→ **INFORMATION SHOWN**:
════════════════════

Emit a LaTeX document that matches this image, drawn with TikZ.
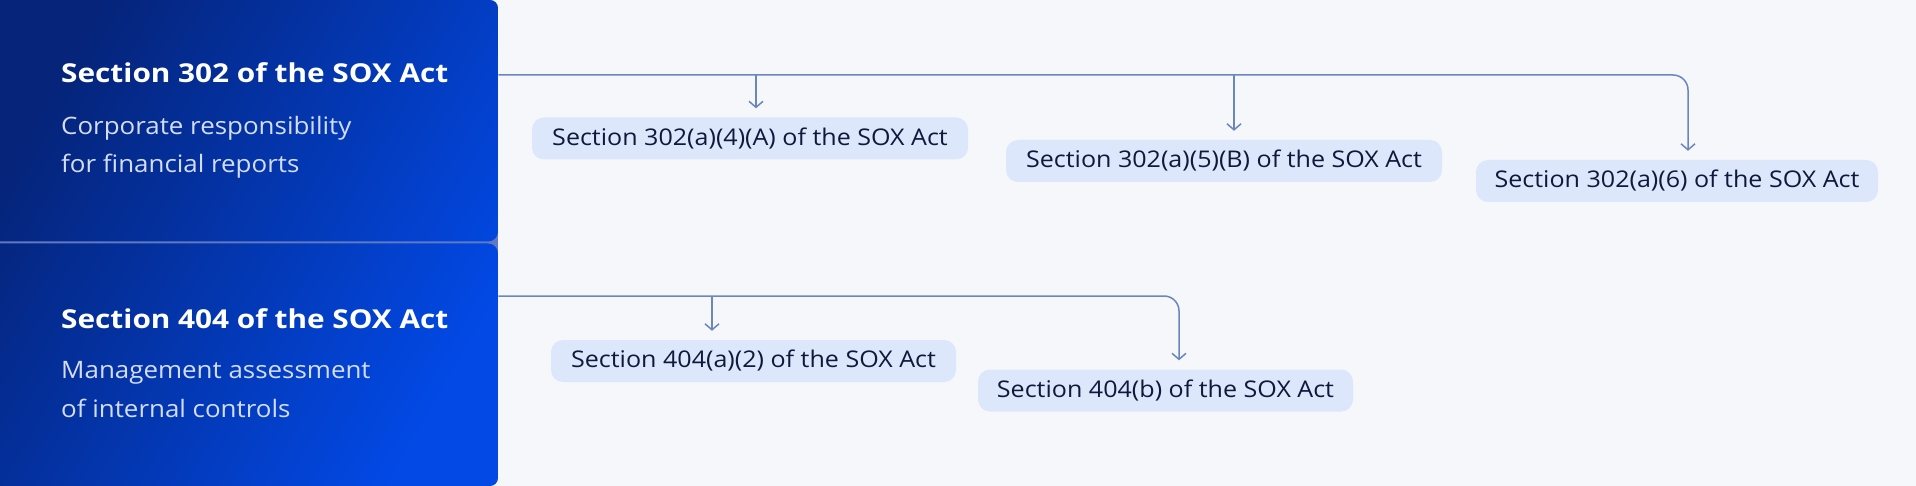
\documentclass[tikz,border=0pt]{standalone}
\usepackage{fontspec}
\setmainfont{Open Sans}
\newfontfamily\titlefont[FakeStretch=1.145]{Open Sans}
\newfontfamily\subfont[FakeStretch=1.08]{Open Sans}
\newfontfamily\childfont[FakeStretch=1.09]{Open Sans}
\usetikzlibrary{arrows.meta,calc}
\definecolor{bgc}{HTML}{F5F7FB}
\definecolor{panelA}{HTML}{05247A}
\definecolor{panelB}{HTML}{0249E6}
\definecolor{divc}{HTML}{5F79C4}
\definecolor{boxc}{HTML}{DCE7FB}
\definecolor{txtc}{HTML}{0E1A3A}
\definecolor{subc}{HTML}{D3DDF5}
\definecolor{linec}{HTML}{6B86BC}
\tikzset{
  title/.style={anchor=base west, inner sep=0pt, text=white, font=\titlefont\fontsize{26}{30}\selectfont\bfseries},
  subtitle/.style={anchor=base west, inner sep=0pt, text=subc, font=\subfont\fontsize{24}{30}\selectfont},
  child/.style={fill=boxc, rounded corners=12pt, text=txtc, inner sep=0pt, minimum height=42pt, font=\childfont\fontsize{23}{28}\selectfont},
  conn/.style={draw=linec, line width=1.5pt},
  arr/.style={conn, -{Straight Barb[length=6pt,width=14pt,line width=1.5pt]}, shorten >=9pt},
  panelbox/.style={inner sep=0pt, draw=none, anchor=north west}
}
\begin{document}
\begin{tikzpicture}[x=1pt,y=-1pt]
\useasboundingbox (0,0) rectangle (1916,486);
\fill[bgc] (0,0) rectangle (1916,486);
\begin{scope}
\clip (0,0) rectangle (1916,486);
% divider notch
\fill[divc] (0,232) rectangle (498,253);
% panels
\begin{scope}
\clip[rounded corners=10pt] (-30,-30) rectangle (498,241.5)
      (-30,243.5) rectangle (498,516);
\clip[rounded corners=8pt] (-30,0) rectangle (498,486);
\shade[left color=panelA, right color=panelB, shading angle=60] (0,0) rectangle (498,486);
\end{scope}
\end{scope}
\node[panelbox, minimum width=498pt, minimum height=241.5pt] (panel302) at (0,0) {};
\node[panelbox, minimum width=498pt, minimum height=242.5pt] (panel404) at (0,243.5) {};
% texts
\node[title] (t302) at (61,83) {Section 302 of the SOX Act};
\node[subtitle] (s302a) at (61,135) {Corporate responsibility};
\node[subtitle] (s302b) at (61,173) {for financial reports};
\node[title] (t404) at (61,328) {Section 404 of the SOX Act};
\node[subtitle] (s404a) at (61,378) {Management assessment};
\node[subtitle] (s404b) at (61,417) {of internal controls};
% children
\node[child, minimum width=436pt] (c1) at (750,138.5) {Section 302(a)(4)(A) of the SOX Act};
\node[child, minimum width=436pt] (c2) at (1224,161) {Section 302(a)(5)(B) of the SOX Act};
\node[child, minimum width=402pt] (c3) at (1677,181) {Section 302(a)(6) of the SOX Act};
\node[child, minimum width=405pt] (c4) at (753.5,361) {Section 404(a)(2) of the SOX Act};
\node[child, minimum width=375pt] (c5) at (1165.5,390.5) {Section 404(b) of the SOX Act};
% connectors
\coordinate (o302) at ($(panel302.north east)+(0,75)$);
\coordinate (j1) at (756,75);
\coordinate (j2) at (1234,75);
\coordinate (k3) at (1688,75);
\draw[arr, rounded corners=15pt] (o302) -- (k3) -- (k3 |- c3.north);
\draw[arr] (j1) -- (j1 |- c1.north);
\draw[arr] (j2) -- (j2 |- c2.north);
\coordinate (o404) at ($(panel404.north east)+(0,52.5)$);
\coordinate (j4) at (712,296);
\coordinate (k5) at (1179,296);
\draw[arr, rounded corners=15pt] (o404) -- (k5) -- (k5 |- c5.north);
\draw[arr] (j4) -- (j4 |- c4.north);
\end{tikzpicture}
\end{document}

════════════════════

→ **WHAT IS EXPECTED**: Keep the pictures out of the copy and return the rest of the data above exactly.

→ **THE OUTPUT**:
Emit a LaTeX document that matches this image, drawn with TikZ.
\documentclass[tikz,border=0pt]{standalone}
\usepackage{fontspec}
\setmainfont{Open Sans}
\newfontfamily\titlefont[FakeStretch=1.145]{Open Sans}
\newfontfamily\subfont[FakeStretch=1.08]{Open Sans}
\newfontfamily\childfont[FakeStretch=1.09]{Open Sans}
\usetikzlibrary{arrows.meta,calc}
\definecolor{bgc}{HTML}{F5F7FB}
\definecolor{panelA}{HTML}{05247A}
\definecolor{panelB}{HTML}{0249E6}
\definecolor{divc}{HTML}{5F79C4}
\definecolor{boxc}{HTML}{DCE7FB}
\definecolor{txtc}{HTML}{0E1A3A}
\definecolor{subc}{HTML}{D3DDF5}
\definecolor{linec}{HTML}{6B86BC}
\tikzset{
  title/.style={anchor=base west, inner sep=0pt, text=white, font=\titlefont\fontsize{26}{30}\selectfont\bfseries},
  subtitle/.style={anchor=base west, inner sep=0pt, text=subc, font=\subfont\fontsize{24}{30}\selectfont},
  child/.style={fill=boxc, rounded corners=12pt, text=txtc, inner sep=0pt, minimum height=42pt, font=\childfont\fontsize{23}{28}\selectfont},
  conn/.style={draw=linec, line width=1.5pt},
  arr/.style={conn, -{Straight Barb[length=6pt,width=14pt,line width=1.5pt]}, shorten >=9pt},
  panelbox/.style={inner sep=0pt, draw=none, anchor=north west}
}
\begin{document}
\begin{tikzpicture}[x=1pt,y=-1pt]
\useasboundingbox (0,0) rectangle (1916,486);
\fill[bgc] (0,0) rectangle (1916,486);
\begin{scope}
\clip (0,0) rectangle (1916,486);
% divider notch
\fill[divc] (0,232) rectangle (498,253);
% panels
\begin{scope}
\clip[rounded corners=10pt] (-30,-30) rectangle (498,241.5)
      (-30,243.5) rectangle (498,516);
\clip[rounded corners=8pt] (-30,0) rectangle (498,486);
\shade[left color=panelA, right color=panelB, shading angle=60] (0,0) rectangle (498,486);
\end{scope}
\end{scope}
\node[panelbox, minimum width=498pt, minimum height=241.5pt] (panel302) at (0,0) {};
\node[panelbox, minimum width=498pt, minimum height=242.5pt] (panel404) at (0,243.5) {};
% texts
\node[title] (t302) at (61,83) {Section 302 of the SOX Act};
\node[subtitle] (s302a) at (61,135) {Corporate responsibility};
\node[subtitle] (s302b) at (61,173) {for financial reports};
\node[title] (t404) at (61,328) {Section 404 of the SOX Act};
\node[subtitle] (s404a) at (61,378) {Management assessment};
\node[subtitle] (s404b) at (61,417) {of internal controls};
% children
\node[child, minimum width=436pt] (c1) at (750,138.5) {Section 302(a)(4)(A) of the SOX Act};
\node[child, minimum width=436pt] (c2) at (1224,161) {Section 302(a)(5)(B) of the SOX Act};
\node[child, minimum width=402pt] (c3) at (1677,181) {Section 302(a)(6) of the SOX Act};
\node[child, minimum width=405pt] (c4) at (753.5,361) {Section 404(a)(2) of the SOX Act};
\node[child, minimum width=375pt] (c5) at (1165.5,390.5) {Section 404(b) of the SOX Act};
% connectors
\coordinate (o302) at ($(panel302.north east)+(0,75)$);
\coordinate (j1) at (756,75);
\coordinate (j2) at (1234,75);
\coordinate (k3) at (1688,75);
\draw[arr, rounded corners=15pt] (o302) -- (k3) -- (k3 |- c3.north);
\draw[arr] (j1) -- (j1 |- c1.north);
\draw[arr] (j2) -- (j2 |- c2.north);
\coordinate (o404) at ($(panel404.north east)+(0,52.5)$);
\coordinate (j4) at (712,296);
\coordinate (k5) at (1179,296);
\draw[arr, rounded corners=15pt] (o404) -- (k5) -- (k5 |- c5.north);
\draw[arr] (j4) -- (j4 |- c4.north);
\end{tikzpicture}
\end{document}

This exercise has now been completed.